I may try to download another free, open source video editor to see if it can process the same input files better than Shortcut is currently able to do. Problem is that when I was looking around and found Shortcut several years ago, most of the other ones sucked by comparison. I’ll look around again but If I’m desperate I may try the bloatware one that Microsoft shipped with Windows 11, ClipChamp, which I deleted but wouldn’t expect too much from…

I’ll keep this thread posted, and again thanks for your help!

I tried installing an older version of Shortcut, 22.06.23 just to see if it would behave any differently with the UI hangs, but it did not. As soon as I tried to load a 15GB input file, the UI totally hung and never completed that action. I saw its memory use as reported by the Windows task manager jump to over 21GB - making the total system memory in use go up from about 23% to 97%.
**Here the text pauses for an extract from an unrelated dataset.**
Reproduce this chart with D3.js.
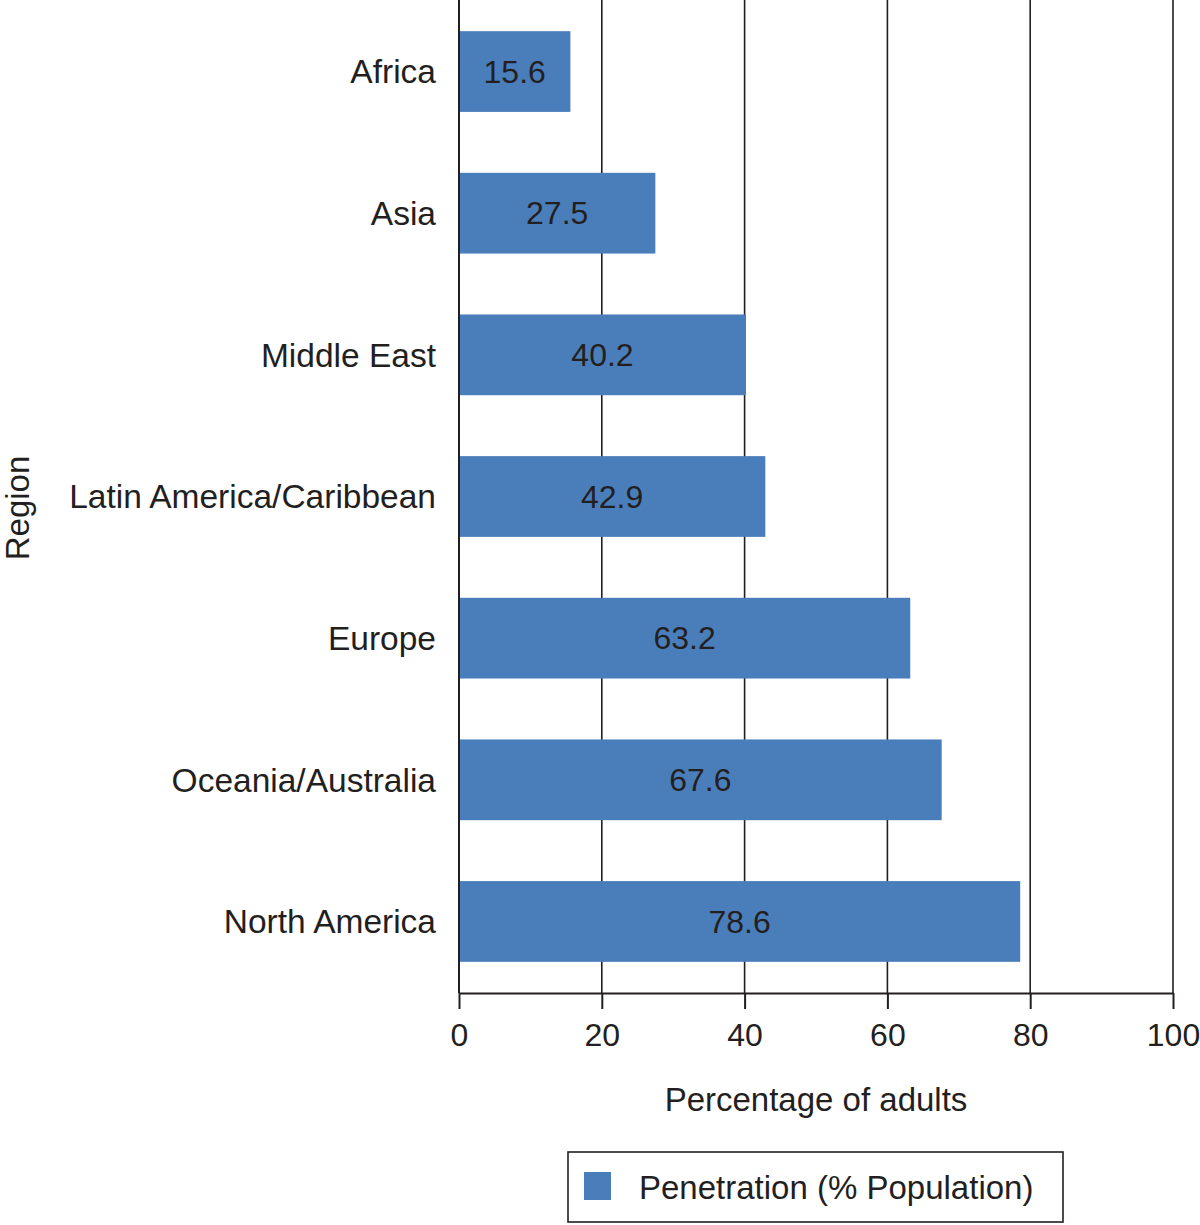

So I know I was probably running version 22.06.23 successfully under Windows 10 for quite a while, so this again focuses attention on what could have changed to impact its performance in the Windows 11 environment. Not clear what could be the direct cause, since every other application I had running before the Windows 11 upgrade is still working and performing normally.

I re-installed Shortcut’s latest 22.10.25 version and will continue to try to understand what’s going on with under Windows 11.